Grièvement blessé et condamné à mort par l’un de ses médecins, Petek entreprend alors sa véritable « montée », la remontée du fond de l’abîme. Son retour à la vie, sa lutte pour surmonter la douleur, la rééducation, la réhabilitation, l’acception de sa nouvelle identité sont traitées avec une humanité poignante accompagnée d’un humour noir qui brise la tension et permet au lecteur de s’identifier au personnage. La dimension universelle de la description classe ainsi « Petek » aux côtés de classiques de la littérature du genre, tel « Johnny s’en va-t’en guerre » de Dalton Trumbo.
Réduit à sa chaise roulante, Petek non seulement ne s’apitoie pas sur son sort mais en plus il reste fidèle à ses convictions qui n’ont pas été ébranlées par l’épreuve. Il trouve même la force de réconforter Moshe, un autre soldat tout aussi grièvement blessé que lui, mais qui, face au dilemme d’« être ou ne pas être », de s’accrocher pour survivre ou de renoncer, n’opte pas pour la vie. Moshe a réduit le choix entre la vie et la mort au dilemme de l’escalier qu’il ne pourra jamais monter avec sa chaise roulante.
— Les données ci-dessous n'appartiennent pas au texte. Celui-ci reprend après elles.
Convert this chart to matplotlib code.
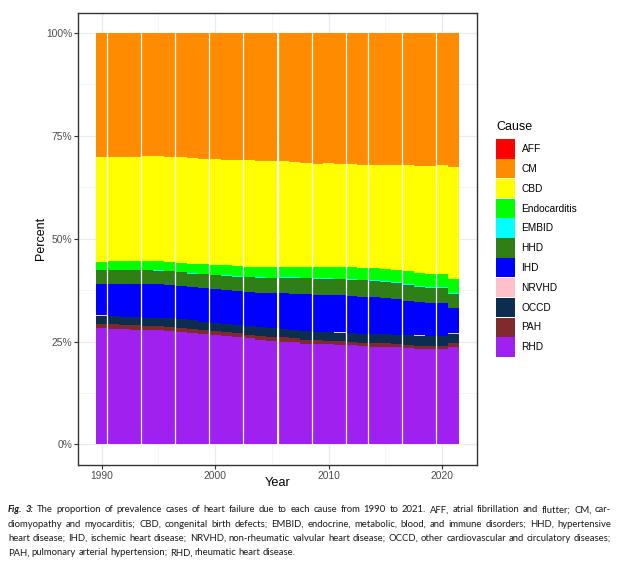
import numpy as np
import matplotlib
matplotlib.use("Agg")
import matplotlib.pyplot as plt
from matplotlib.patches import Rectangle

years = list(range(1990, 2022))

# share of prevalence cases (%) by cause
AFF = [0.02] * 32
CM = [30.17, 30.17, 30.17, 30.17, 29.93, 29.93, 30.17, 30.17, 30.41, 30.66,
      30.66, 30.90, 30.90, 30.90, 31.14, 31.14, 31.14, 31.39, 31.63, 31.87,
      31.63, 31.87, 31.87, 32.12, 32.12, 32.12, 32.12, 32.12, 32.36, 32.36,
      32.12, 32.60]
CBD = [25.55, 25.30, 25.30, 25.30, 25.54, 25.54, 25.55, 25.79, 25.79, 25.54,
       25.79, 25.55, 25.79, 26.03, 25.79, 25.79, 25.79, 25.54, 25.30, 25.06,
       25.30, 25.06, 25.06, 25.06, 25.06, 25.30, 25.54, 25.79, 26.03, 26.28,
       26.52, 27.25]
Endocarditis = [1.84, 2.09, 2.09, 2.09, 2.09, 2.19, 2.09, 2.09, 2.19, 2.34,
                2.33, 2.43, 2.43, 2.34, 2.44, 2.58, 2.44, 2.44, 2.50, 2.68,
                2.68, 2.82, 2.92, 2.82, 2.92, 2.84, 2.92, 3.08, 3.09, 3.16,
                3.16, 3.33]
EMBID = [0.10, 0.10, 0.10, 0.10, 0.10, 0.25, 0.10, 0.10, 0.25, 0.10,
         0.10, 0.24, 0.25, 0.10, 0.24, 0.10, 0.16, 0.16, 0.10, 0.24,
         0.24, 0.10, 0.25, 0.10, 0.24, 0.24, 0.25, 0.24, 0.24, 0.16,
         0.24, 0.24]
HHD = [3.41, 3.41, 3.41, 3.41, 3.41, 3.16, 3.40, 3.41, 3.16, 3.40,
       3.41, 3.41, 3.40, 3.65, 3.65, 3.65, 3.73, 3.97, 3.97, 3.90,
       3.90, 3.90, 3.89, 4.13, 3.89, 3.89, 3.81, 3.90, 3.65, 3.65,
       3.57, 3.41]
IHD = [7.52, 7.69, 7.93, 7.93, 8.17, 8.17, 7.93, 7.93, 7.93, 8.18,
       8.17, 8.17, 8.18, 8.17, 8.17, 8.42, 8.66, 8.66, 8.91, 8.90,
       8.90, 9.00, 8.90, 8.91, 8.91, 8.67, 8.74, 8.25, 8.11, 8.01,
       8.01, 6.08]
NRVHD = [0.10, 0.10, 0.10, 0.10, 0.10, 0.10, 0.10, 0.10, 0.10, 0.10,
         0.10, 0.10, 0.10, 0.10, 0.10, 0.10, 0.10, 0.10, 0.10, 0.10,
         0.10, 0.24, 0.10, 0.10, 0.10, 0.10, 0.10, 0.10, 0.24, 0.10,
         0.10, 0.25]
OCCD = [2.11, 1.94, 1.95, 1.95, 1.95, 1.95, 2.19, 2.19, 2.19, 1.94,
        1.95, 1.95, 1.94, 2.19, 2.19, 2.19, 1.95, 1.95, 2.19, 1.95,
        2.19, 1.95, 2.19, 2.19, 2.19, 2.19, 2.19, 2.35, 2.36, 2.36,
        2.36, 2.19]
PAH = [0.98, 1.22, 0.97, 1.21, 0.97, 0.97, 0.98, 0.97, 0.97, 0.98,
       0.97, 0.97, 0.98, 0.73, 0.98, 0.97, 1.21, 0.97, 0.97, 0.97,
       0.73, 0.97, 0.73, 0.73, 0.97, 0.97, 0.65, 0.73, 0.73, 0.73,
       0.73, 0.97]
RHD = [28.22, 27.98, 27.98, 27.74, 27.74, 27.74, 27.49, 27.25, 27.01, 26.76,
       26.52, 26.28, 26.03, 25.79, 25.30, 25.06, 24.82, 24.82, 24.33, 24.33,
       24.33, 24.09, 24.09, 23.84, 23.60, 23.68, 23.68, 23.44, 23.19, 23.19,
       23.19, 23.68]

causes = ["AFF", "CM", "CBD", "Endocarditis", "EMBID", "HHD", "IHD",
          "NRVHD", "OCCD", "PAH", "RHD"]
values = [AFF, CM, CBD, Endocarditis, EMBID, HHD, IHD, NRVHD, OCCD, PAH, RHD]
colors = ["#FF0000", "#FF8C00", "#FFFF00", "#00FF00", "#00FFFF", "#2F7E16",
          "#0000FF", "#FFC0CB", "#0B2D50", "#7F2B2B", "#A020F0"]

caption = [
    "Fig. 3: The proportion of prevalence cases of heart failure due to each cause from 1990 to 2021. AFF, atrial fibrillation and flutter; CM, car-",
    "diomyopathy and myocarditis; CBD, congenital birth defects; EMBID, endocrine, metabolic, blood, and immune disorders; HHD, hypertensive",
    "heart disease; IHD, ischemic heart disease; NRVHD, non-rheumatic valvular heart disease; OCCD, other cardiovascular and circulatory diseases;",
    "PAH, pulmonary arterial hypertension; RHD, rheumatic heart disease.",
]

plt.rcParams["font.family"] = ["Liberation Sans", "DejaVu Sans"]

W, H = 624, 567
fig = plt.figure(figsize=(W / 100, H / 100), dpi=100)
ax = fig.add_axes([78 / W, 1 - 465 / H, 399 / W, 452.5 / H])

data = np.array(values, dtype=float)
data = data / data.sum(axis=0)   # position = "fill"

# stack from the bottom: last cause first
bottom = np.zeros(len(years))
for k in range(len(causes) - 1, -1, -1):
    ax.bar(years, data[k], width=1.0, bottom=bottom, color=colors[k],
           linewidth=0, zorder=2)
    bottom += data[k]

# thin white seams between some bars (as in the rendered original)
seams = [years[i] + 0.5 for i in [0, 3, 6, 9, 12, 15, 18, 21, 23, 26, 29]]
ax.vlines(seams, 0, 1, colors="white", linewidth=0.9, zorder=3)

ax.set_xlim(1987.9, 2023.1)
ax.set_ylim(-0.05, 1.05)
ax.set_xticks([1990, 2000, 2010, 2020])
ax.set_xticks([1995, 2005, 2015], minor=True)
ax.set_yticks([0, 0.25, 0.5, 0.75, 1.0])
ax.set_yticks([0.125, 0.375, 0.625, 0.875], minor=True)
ax.set_yticklabels(["0%", "25%", "50%", "75%", "100%"])
ax.grid(True, which="major", color="#EBEBEB", linewidth=0.9, zorder=0)
ax.grid(True, which="minor", color="#F2F2F2", linewidth=0.5, zorder=0)
ax.set_axisbelow(True)
ax.tick_params(axis="both", which="major", labelsize=7.4, labelcolor="#4D4D4D",
               color="#333333", length=2.8, width=0.8, pad=1.2)
ax.tick_params(axis="both", which="minor", length=0)
for s in ax.spines.values():
    s.set_color("#333333")
    s.set_linewidth(1.0)
ax.set_xlabel("Year", fontsize=9.2)
ax.set_ylabel("Percent", fontsize=9.0)
ax.xaxis.set_label_coords(0.5, -0.026)
ax.yaxis.set_label_coords(-0.078, 0.5)

# legend, drawn like ggplot's guide
fig.text(496 / W, 1 - 127 / H, "Cause", fontsize=9, va="center", ha="left")
for k, (name, c) in enumerate(zip(causes, colors)):
    top = 139.3 + 19.8 * k
    fig.add_artist(Rectangle((496 / W, 1 - (top + 19.3) / H), 19 / W, 19.3 / H,
                             facecolor=c, edgecolor="none",
                             transform=fig.transFigure))
    fig.text(521.5 / W, 1 - (top + 9.9) / H, name, fontsize=7.3,
             va="center", ha="left")

# caption, justified between x = 8 and x = 611 px
fig.canvas.draw()
rend = fig.canvas.get_renderer()
cap_font = ["Lato", "DejaVu Sans"]


def word_widths(words, size):
    out = []
    for i, w in enumerate(words):
        bold = i < 2 and words[:2] == ["Fig.", "3:"]
        t = fig.text(0, 0, w, fontsize=size, family=cap_font,
                     fontweight="bold" if bold else "normal",
                     style="italic" if bold else "normal")
        out.append(t.get_window_extent(rend).width)
        t.remove()
    return out


x_left, x_right = 8.0, 611.0
size = 7.4
while True:
    sp = word_widths(["a a"], size)[0] - word_widths(["aa"], size)[0]
    longest = max(sum(word_widths(ln.split(), size)) + sp * (len(ln.split()) - 1)
                  for ln in caption[:3])
    if longest <= (x_right - x_left) or size < 5:
        break
    size -= 0.05

for j, ln in enumerate(caption):
    words = ln.split()
    ws = word_widths(words, size)
    if j < len(caption) - 1:
        gap = ((x_right - x_left) - sum(ws)) / (len(words) - 1)
    else:
        gap = sp
    x = x_left
    yc = 1 - (510 + 14.3 * j) / H
    for i, (w, wd) in enumerate(zip(words, ws)):
        bold = j == 0 and i < 2
        fig.text(x / W, yc, w, fontsize=size, family=cap_font,
                 fontweight="bold" if bold else "normal",
                 style="italic" if bold else "normal",
                 color="#1a1a1a", va="center", ha="left")
        x += wd + gap

fig.savefig("out.png", dpi=100)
Et pour lui remonter le moral et lui redonner goût à la vie, Petek utilise l’argument ultime : il évoque la solidarité de destin qui a lié, il y a plus de cent ans, un certain journaliste à un officier de l’armée française accusé de trahison. « Cela a suffi à construire un pays », celui d’Israël bien évidemment. Petek tente donc de convaincre son ami que la solidarité qui a « suffi à construire un État … suffira à construire un monde sans escalier ». Moshe ne se laisse pas convaincre.
De fait Petek traite, à un second niveau de lecture, de la solidarité au sein de la société israélienne. L’hôpital et son service d’orthopédie, décrits à huit clos, représentent un microcosme de l’État. Il a ses touristes, ses volontaires, ses religieux et ses laïcs, ses Sépharades et ses Ashkenazes, ses survivants de la Shoah incarnés par « le Corbeau », l’infirmière qui prend Petek en affection, ses hauts gradés de l’armée et ses soldats blessés, ceux que le Corbeau appelle les nouveaux immigrants. Ils viennent à l’hôpital pour y être « reconstruits » alors que selon le vieux chant pionnier, les nouveaux immigrants viennent en Israël pour « construire et se reconstruire ».
Dans ce miroir de la société israélienne qu’est l’hôpital, l’individualisme rampant s’y affronte à l’altruisme de l’éthique collectiviste des premiers temps du sionisme, et aussi de celui hérité de l’expérience concentrationnaire. « Le Corbeau », comme Marek Edelman, le survivant du ghetto de Varsovie devenu cardiologue, après ce qu’elle a vécu à Auschwitz, se consacre à sauver des vies humaines. La communauté de destin entre les soldats blessés vécue dans le service d’orthopédie laisse envisager la perpétuation de cette solidarité. Mais la promesse de fidélité réciproque n’est pas tenue. Libéré de l’hôpital, chacun suit son propre chemin et personne n’attend Petek pour l’aider à monter les escaliers. L’avant-dernière scène confirme la perte de solidarité et la délitescence de la communauté de destin qui unissait les protagonistes dans l’univers clos de l’hôpital.
Cette dernière déception remet-elle en cause les convictions idéologiques de Petek ? La question reste en suspend. « Le monde sans escaliers » n’est apparemment pas de l’ordre des réalités. Mais comme dans Le zéro et l’infini d’Arthur Koestler où le condamné avoue sa culpabilité par fidélité à ses convictions, pour Petek aussi il faut que le sacrifice n’ait pas été vain.
Petek peut aussi être lu comme un manifeste anti-militariste. Il fait une critique acerbe de la hiérarchie militaire et dénonce l’absurdité de la guerre avec tous les drames qu’elle génère. Cette guerre réduit l’individu à rien de plus qu’un simple « petek », une notice insignifiance. C’est ainsi que l’administration militaire a retranscrit le nom de Frenk en Petek, en hébreu. Mais Petek ne réussit sûrement pas à mettre un terme à cette marche de folie qui continue à semer ses malheurs dans son sillon. Pourtant avec son pessimisme optimiste, Petek est un livre d’une grande humanité.